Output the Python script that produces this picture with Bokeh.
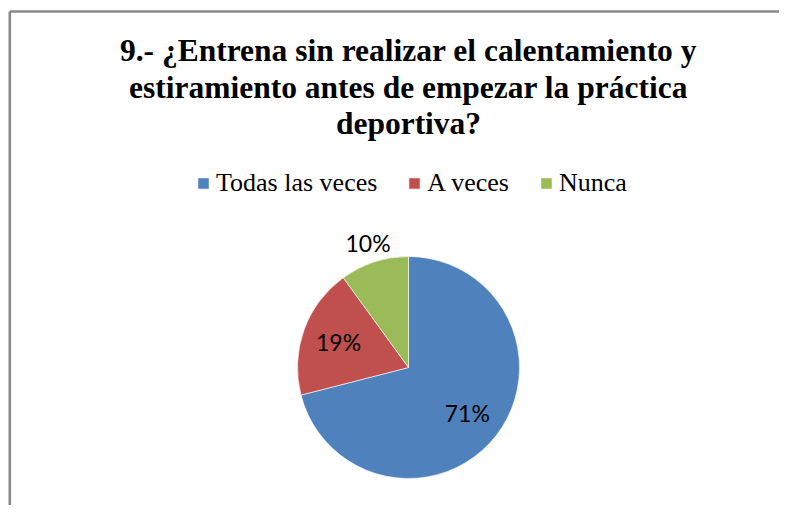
import math
from bokeh.plotting import figure
from bokeh.models import Range1d, Legend, LegendItem, ColumnDataSource
from bokeh.core.properties import value
from bokeh.embed import file_html
from bokeh.resources import INLINE

# ---- data ----
categories = ["Todas las veces", "A veces", "Nunca"]
percentages = [71, 19, 10]
colors = ["#4F81BD", "#C0504D", "#9BBB59"]
title_lines = [
    "9.- ¿Entrena sin realizar el calentamiento y",
    "estiramiento antes de empezar la práctica",
    "deportiva?",
]

# ---- layout (pixel-like data units, y measured up from the bottom) ----
W, H = 779, 505
CX, CY, R = 408, H - 367, 111
label_dist = [0.67, 0.67, 1.18]

p = figure(width=W, height=H, output_backend="svg", toolbar_location=None,
           x_range=Range1d(0, W), y_range=Range1d(0, H),
           x_axis_location=None, y_axis_location=None, min_border=0)
p.grid.visible = False
p.outline_line_color = None
p.background_fill_color = "white"
p.border_fill_color = "white"

# chart frame (left & top edges visible; chart continues past the window)
p.multi_line(xs=[[9.3, 9.3], [9.3, W + 20]], ys=[[-20, H - 11], [H - 11, H - 11]],
             line_color="#888888", line_width=2.6)

total = sum(percentages)
starts, ends, mids = [], [], []
cum = 0.0
for v in percentages:
    a0 = math.pi / 2 - 2 * math.pi * (cum + v) / total
    a1 = math.pi / 2 - 2 * math.pi * cum / total
    starts.append(a0)
    ends.append(a1)
    mids.append((a0 + a1) / 2)
    cum += v

src = ColumnDataSource(dict(cat=categories, start=starts, end=ends, color=colors,
                            x=[CX] * 3, y=[CY] * 3))
wedges = p.wedge(x="x", y="y", radius=R, start_angle="start", end_angle="end",
                 fill_color="color", line_color="white", line_width=0.6, source=src)

lx = [CX + R * d * math.cos(m) for d, m in zip(label_dist, mids)]
ly = [CY + R * d * math.sin(m) for d, m in zip(label_dist, mids)]
labels = [f"{v / total * 100:.0f}%" for v in percentages]
p.text(x=lx, y=ly, text=labels, text_align="center", text_baseline="middle",
       text_font=value("Lato"), text_font_size="23px", text_color="black")

# title
tb = [H - 50, H - 87, H - 123]
p.text(x=[408] * 3, y=tb, text=title_lines, text_align="center",
       text_baseline="alphabetic", text_font=value("Liberation Serif"),
       text_font_style="bold", text_font_size="31.5px", text_color="black")

legend = Legend(items=[LegendItem(label=c, renderers=[wedges], index=i)
                       for i, c in enumerate(categories)],
                orientation="horizontal", location=(196, H - 184.5 - 13.5),
                glyph_width=14, glyph_height=14, label_standoff=6, spacing=30,
                padding=0, margin=0, border_line_color=None,
                background_fill_alpha=0,
                label_text_font="Liberation Serif", label_text_font_size="26px",
                label_text_color="black")
p.add_layout(legend, "center")

open("out.html", "w").write(file_html(p, INLINE))
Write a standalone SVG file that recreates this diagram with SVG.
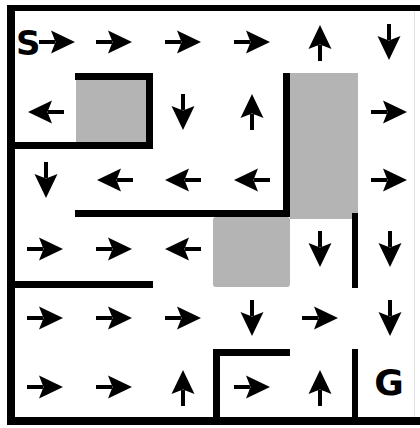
<svg xmlns="http://www.w3.org/2000/svg" xmlns:xlink="http://www.w3.org/1999/xlink" width="420" height="428" viewBox="0 0 420 428">
<style>
.wall{fill:#000}
.gray{fill:#b4b4b4}
.arr{fill:#000}
.lbl{font-family:"DejaVu Sans","Liberation Sans",sans-serif;font-weight:bold;fill:#000}
</style>
<defs>
<path id="ar" d="M-18,-2 H-2 V2 H-18 Z M18,0 L-6,-11.5 L-1.5,0 L-6,11.5 Z"/>
</defs>
<rect width="420" height="428" fill="#fff"/>
<g id="shaded">
<rect class="gray" x="76" y="80" width="70" height="63"/>
<rect class="gray" x="290" y="73" width="68" height="146"/>
<rect class="gray" x="213" y="217" width="77" height="70" rx="3"/>
</g>
<g id="walls">
<rect class="wall" x="7" y="5" width="413" height="6"/>
<rect class="wall" x="7" y="5" width="8" height="420"/>
<rect class="wall" x="7" y="417" width="413" height="8"/>
<line x1="414.5" y1="11" x2="414.5" y2="417" stroke="#e2e2e2" stroke-width="1"/>
<rect class="wall" x="75" y="73" width="78" height="7"/>
<rect class="wall" x="146" y="73" width="7" height="76"/>
<rect class="wall" x="7" y="142" width="146" height="7"/>
<rect class="wall" x="283" y="73" width="7" height="144"/>
<rect class="wall" x="75" y="210" width="215" height="7"/>
<rect class="wall" x="352" y="213" width="6" height="75"/>
<rect class="wall" x="7" y="281" width="146" height="7"/>
<rect class="wall" x="213" y="349" width="77" height="7"/>
<rect class="wall" x="213" y="349" width="7" height="72"/>
<rect class="wall" x="352" y="349" width="6" height="72"/>
</g>
<g id="labels">
<text class="lbl" x="16" y="55" font-size="34">S</text>
<text class="lbl" x="389" y="395" font-size="36" text-anchor="middle">G</text>
</g>
<g id="arrows" class="arr">
<use xlink:href="#ar" transform="translate(57,42)"/>
<use xlink:href="#ar" transform="translate(114,42)"/>
<use xlink:href="#ar" transform="translate(183,42)"/>
<use xlink:href="#ar" transform="translate(252,42)"/>
<use xlink:href="#ar" transform="translate(320,43) rotate(-90)"/>
<use xlink:href="#ar" transform="translate(389,42) rotate(90)"/>

<use xlink:href="#ar" transform="translate(46,112) rotate(180)"/>
<use xlink:href="#ar" transform="translate(183,112) rotate(90)"/>
<use xlink:href="#ar" transform="translate(252,112) rotate(-90)"/>
<use xlink:href="#ar" transform="translate(389,112)"/>

<use xlink:href="#ar" transform="translate(46,180) rotate(90)"/>
<use xlink:href="#ar" transform="translate(115,180) rotate(180)"/>
<use xlink:href="#ar" transform="translate(183,180) rotate(180)"/>
<use xlink:href="#ar" transform="translate(252,180) rotate(180)"/>
<use xlink:href="#ar" transform="translate(389,180)"/>

<use xlink:href="#ar" transform="translate(45,249)"/>
<use xlink:href="#ar" transform="translate(114,249)"/>
<use xlink:href="#ar" transform="translate(183,249) rotate(180)"/>
<use xlink:href="#ar" transform="translate(320,249) rotate(90)"/>
<use xlink:href="#ar" transform="translate(390,249) rotate(90)"/>

<use xlink:href="#ar" transform="translate(45,318)"/>
<use xlink:href="#ar" transform="translate(114,318)"/>
<use xlink:href="#ar" transform="translate(183,318)"/>
<use xlink:href="#ar" transform="translate(252,318) rotate(90)"/>
<use xlink:href="#ar" transform="translate(320,318)"/>
<use xlink:href="#ar" transform="translate(390,318) rotate(90)"/>

<use xlink:href="#ar" transform="translate(45,387)"/>
<use xlink:href="#ar" transform="translate(114,387)"/>
<use xlink:href="#ar" transform="translate(183,388) rotate(-90)"/>
<use xlink:href="#ar" transform="translate(252,387)"/>
<use xlink:href="#ar" transform="translate(320,388) rotate(-90)"/>
</g>
</svg>
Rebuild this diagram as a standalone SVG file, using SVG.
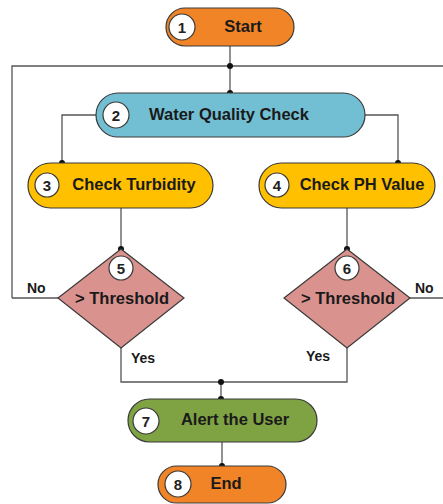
<svg xmlns="http://www.w3.org/2000/svg" width="443" height="504" viewBox="0 0 443 504">
<style>
.n{stroke:#3a3a3a;stroke-width:1.2}
.c{fill:#fff;stroke:#3a3a3a;stroke-width:1.2}
.num{font-family:"Liberation Sans",Arial,sans-serif;font-size:15px;font-weight:bold;fill:#222;text-anchor:middle;dominant-baseline:central}
.t{font-family:"Liberation Sans",Arial,sans-serif;font-size:16.5px;font-weight:bold;fill:#1a1a1a;text-anchor:middle;dominant-baseline:central}
.l{font-family:"Liberation Sans",Arial,sans-serif;font-size:14px;font-weight:bold;fill:#1a1a1a;dominant-baseline:central}
.w{fill:none;stroke:#555;stroke-width:1.3}
.d{fill:#111}
</style>
<rect width="443" height="504" fill="#fff"/>
<g id="connectors">
<path class="w" d="M230,46V93"/>
<path class="w" d="M12,298V66H443"/>
<path class="w" d="M96,115H62V163"/>
<path class="w" d="M365,115H398V163"/>
<path class="w" d="M121,208V249"/>
<path class="w" d="M347,208V249"/>
<path class="w" d="M58,298H12"/>
<path class="w" d="M410,298H443"/>
<path class="w" d="M121,348V382H347V348"/>
<path class="w" d="M221,382V399"/>
<path class="w" d="M222,442V466"/>
<circle class="d" cx="230" cy="66" r="3"/>
<circle class="d" cx="230" cy="93" r="3"/>
<circle class="d" cx="62" cy="163" r="3"/>
<circle class="d" cx="398" cy="163" r="3"/>
<circle class="d" cx="121" cy="249" r="3"/>
<circle class="d" cx="347" cy="249" r="3"/>
<circle class="d" cx="221" cy="382" r="3"/>
<circle class="d" cx="221" cy="399" r="3"/>
<circle class="d" cx="222" cy="466" r="3"/>
<text class="l" x="27" y="288">No</text>
<text class="l" x="415" y="288">No</text>
<text class="l" x="131" y="358">Yes</text>
<text class="l" x="306" y="356">Yes</text>
</g>
<g id="n1">
<rect class="n" x="166" y="8" width="128" height="38" rx="19" fill="#F08426"/>
<circle class="c" cx="182" cy="27" r="13"/>
<text class="num" x="182" y="27">1</text>
<text class="t" x="243" y="26">Start</text>
</g>
<g id="n2">
<rect class="n" x="96" y="93" width="269" height="44" rx="22" fill="#72BFD3"/>
<circle class="c" cx="116" cy="115" r="13"/>
<text class="num" x="116" y="115">2</text>
<text class="t" x="229" y="114">Water Quality Check</text>
</g>
<g id="n3">
<rect class="n" x="28" y="163" width="185" height="45" rx="22.5" fill="#FFC000"/>
<circle class="c" cx="47" cy="185" r="12"/>
<text class="num" x="47" y="185">3</text>
<text class="t" x="134" y="184">Check Turbidity</text>
</g>
<g id="n4">
<rect class="n" x="259" y="163" width="176" height="45" rx="22.5" fill="#FFC000"/>
<circle class="c" cx="277" cy="185" r="12"/>
<text class="num" x="277" y="185">4</text>
<text class="t" x="362" y="184">Check PH Value</text>
</g>
<g id="n5">
<polygon class="n" points="121,249 184,298 121,348 58,298" fill="#DA928E"/>
<circle class="c" cx="121" cy="268" r="12"/>
<text class="num" x="121" y="268">5</text>
<text class="t" x="122" y="298">&gt; Threshold</text>
</g>
<g id="n6">
<polygon class="n" points="347,249 410,298 347,348 284,298" fill="#DA928E"/>
<circle class="c" cx="347" cy="268" r="12"/>
<text class="num" x="347" y="268">6</text>
<text class="t" x="348" y="298">&gt; Threshold</text>
</g>
<g id="n7">
<rect class="n" x="128" y="399" width="189" height="43" rx="21.5" fill="#7FA343"/>
<circle class="c" cx="146" cy="421" r="13"/>
<text class="num" x="146" y="421">7</text>
<text class="t" x="235" y="419">Alert the User</text>
</g>
<g id="n8">
<rect class="n" x="158" y="466" width="128" height="37" rx="18.5" fill="#F08426"/>
<circle class="c" cx="178" cy="484" r="13"/>
<text class="num" x="178" y="484">8</text>
<text class="t" x="226" y="483">End</text>
</g>
</svg>
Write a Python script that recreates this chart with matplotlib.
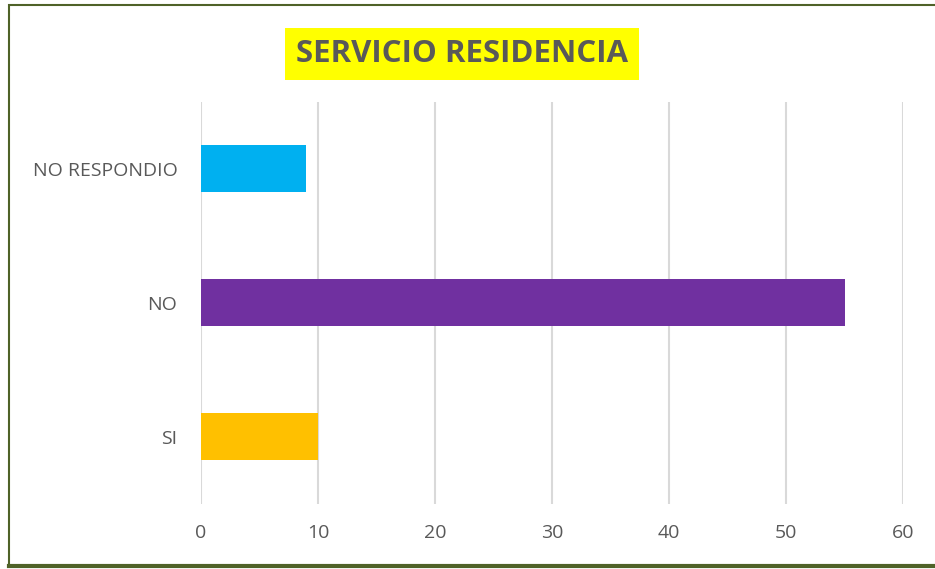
import matplotlib.pyplot as plt
from matplotlib.patches import Rectangle
from matplotlib.lines import Line2D

categories = ["SI", "NO", "NO RESPONDIO"]
values = [10, 55, 9]
colors = ["#FFC000", "#7030A0", "#00B0F0"]
xticks = [0, 10, 20, 30, 40, 50, 60]

W, H = 935, 569
fig = plt.figure(figsize=(W / 100, H / 100), dpi=100)
fig.patch.set_facecolor("white")

# axes placed in pixel terms
ax = fig.add_axes([201 / W, 1 - 503.5 / H, (903 - 201) / W, (503.5 - 101.5) / H])
ax.barh(categories, values, height=0.35, color=colors, zorder=3)
ax.set_xlim(0, 60)
ax.set_ylim(-0.5, 2.5)
ax.set_xticks(xticks)
ax.grid(axis="x", color="#D9D9D9", lw=1.5, zorder=0)
for s in ax.spines.values():
    s.set_visible(False)
ax.tick_params(axis="both", length=0, labelsize=14, labelcolor="#595959")
ax.tick_params(axis="x", pad=15)
ax.tick_params(axis="y", pad=17)
for lab in ax.get_xticklabels() + ax.get_yticklabels():
    lab.set_family("Open Sans")

# title with yellow background
fig.text(462 / W, 1 - 54 / H, "SERVICIO RESIDENCIA", ha="center", va="center",
         fontsize=22.5, fontweight="bold", color="#595959", family="Open Sans",
         bbox=dict(facecolor="#FFFF00", edgecolor="none", pad=8))

# outer frame
fig.add_artist(Rectangle((9 / W, 1 - 566 / H), (W + 10) / W, (566 - 5) / H,
                         transform=fig.transFigure, fill=False,
                         edgecolor="#4F6228", lw=1.5))
fig.add_artist(Line2D([9 / W, 1], [1 - 566 / H, 1 - 566 / H],
                      transform=fig.transFigure, color="#4F6228", lw=3))

fig.savefig("out.png", dpi=100)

+ + + + + + +

Brief.
Find all lines with "standalone" in them and copy each one.

Full solution.
Write a standalone SVG file that recreates this diagram with SVG.
Rebuild this diagram as a standalone SVG file, using SVG.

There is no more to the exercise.